*Task goal:* Find how many lines in the material hold the word "chart", then state that number and nothing more.
____
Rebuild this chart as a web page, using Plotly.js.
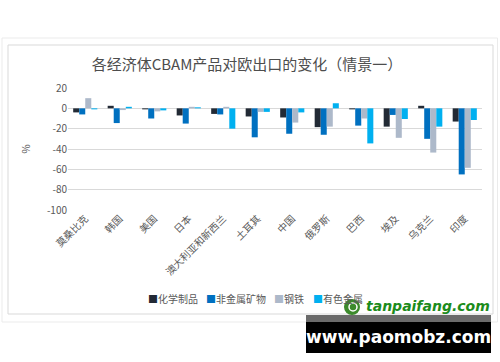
<!DOCTYPE html>
<html>
<head>
<meta charset="utf-8">
<script src="https://cdn.plot.ly/plotly-3.0.1.min.js"></script>
<style>
html,body{margin:0;padding:0;background:#fff;}
#chart{width:500px;height:362px;}
</style>
</head>
<body>
<div id="chart"></div>
<script>
// ---- data ----
var categories = ['莫桑比克','韩国','美国','日本','澳大利亚和新西兰','土耳其','中国','俄罗斯','巴西','埃及','乌克兰','印度'];
var seriesNames = ['化学制品','非金属矿物','钢铁','有色金属'];
var chemical   = [-4, 2.5, -1, -7, -5.5, -8, -9, -18.5, -1, -18, 2.5, -13];
var nonmetal   = [-6, -14.5, -10, -15, -6, -28.5, -25, -26, -17, -6.5, -30, -65];
var steel      = [10, -1.7, -3, 1.5, 1.5, -3.5, -14, -18, -10, -29, -43.5, -58.5];
var nonferrous = [-1, 1.5, -2, 1, -20, -3.5, -4, 5, -34.5, -10.5, -18, -11.5];
var tickVals   = [20, 0, -20, -40, -60, -80, -100];
var tickLabels = ['20', '0', '-20', '-40', '-60', '-80', '-100'];

var colors = ['#222A35', '#0070C0', '#ADB9CA', '#00B0F0'];
var seriesValues = [chemical, nonmetal, steel, nonferrous];

var traces = seriesValues.map(function(vals, i){
  return {type:'bar', name:seriesNames[i], x:categories, y:vals,
          marker:{color:colors[i], line:{width:0}}, showlegend:false, hoverinfo:'skip'};
});

// geometry helpers (plot area in px)
var L=68, R=482, T=88, B=210, W=500, H=362;
function px(x){ return (x-L)/(R-L); }
function py(y){ return (B-y)/(B-T); }

var shapes = [
  {type:'rect', xref:'paper', yref:'paper', x0:px(2), x1:px(497.5), y0:py(322), y1:py(38), line:{color:'#ebebeb', width:1}, fillcolor:'rgba(0,0,0,0)', layer:'below'},
  {type:'rect', xref:'paper', yref:'paper', x0:px(8), x1:px(493), y0:py(314), y1:py(45), line:{color:'#d9d9d9', width:1}, fillcolor:'rgba(0,0,0,0)', layer:'below'},
  // watermark boxes
  {type:'rect', xref:'paper', yref:'paper', x0:px(306), x1:px(491), y0:py(353), y1:py(315), line:{width:0}, fillcolor:'#000000', layer:'above'},
  {type:'rect', xref:'paper', yref:'paper', x0:px(306), x1:px(491), y0:py(322), y1:py(315), line:{width:0}, fillcolor:'#6b6b6b', layer:'above'},
  {type:'circle', xref:'paper', yref:'paper', x0:px(344), x1:px(360), y0:py(315), y1:py(299), line:{width:0}, fillcolor:'#3c8a2c', layer:'above'},
  {type:'circle', xref:'paper', yref:'paper', x0:px(349), x1:px(357), y0:py(311), y1:py(303), line:{color:'#ffffff', width:1.5}, fillcolor:'rgba(0,0,0,0)', layer:'above'}
];

var annotations = [];
var legendX = [146, 204, 272, 311];
seriesNames.forEach(function(n, i){
  annotations.push({xref:'paper', yref:'paper', x:px(legendX[i]), y:py(298), xanchor:'left', yanchor:'middle',
    showarrow:false, text:'<span style="color:'+colors[i]+'">■</span>'+n,
    font:{family:'Noto Sans CJK SC', size:10, color:'#595959'}});
});
annotations.push({xref:'paper', yref:'paper', x:px(428), y:py(306), xanchor:'center', yanchor:'middle', showarrow:false,
  text:'<b><i>tanpaifang.com</i></b>', font:{family:'DejaVu Sans', size:14, color:'#1c8c1c'}});
annotations.push({xref:'paper', yref:'paper', x:px(398), y:py(337), xanchor:'center', yanchor:'middle', showarrow:false,
  text:'<b>www.paomobz.com</b>', font:{family:'DejaVu Sans', size:17, color:'#ffffff'}});

var layout = {
  width:W, height:H,
  margin:{l:L, r:W-R, t:T, b:H-B, pad:0},
  paper_bgcolor:'#ffffff', plot_bgcolor:'#ffffff',
  barmode:'group', bargap:0.30, bargroupgap:0,
  font:{family:'Noto Sans CJK SC', color:'#595959'},
  title:{text:'各经济体CBAM产品对欧出口的变化（情景一）', x:0.494, xref:'container', y:1-65/362, yref:'container',
         xanchor:'center', yanchor:'middle', font:{family:'Noto Sans CJK SC', size:15, color:'#4d4d4d'}},
  xaxis:{type:'category', tickangle:-45, tickfont:{size:10, color:'#595959'}, showgrid:false, showline:false,
         ticks:'', zeroline:false, automargin:false, fixedrange:true},
  yaxis:{range:[-100,20], tickvals:tickVals, ticktext:tickLabels, tickfont:{size:10, color:'#595959'},
         showgrid:true, gridcolor:'#d9d9d9', gridwidth:1, zeroline:true, zerolinecolor:'#d9d9d9', zerolinewidth:1,
         showline:false, ticks:'', ticklen:0, automargin:false, fixedrange:true,
         title:{text:'%', standoff:14, font:{size:10, color:'#595959'}}},
  shapes:shapes,
  annotations:annotations
};

Plotly.newPlot('chart', traces, layout, {displayModeBar:false, staticPlot:true});
</script>
</body>
</html>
____
*Written answer:* 4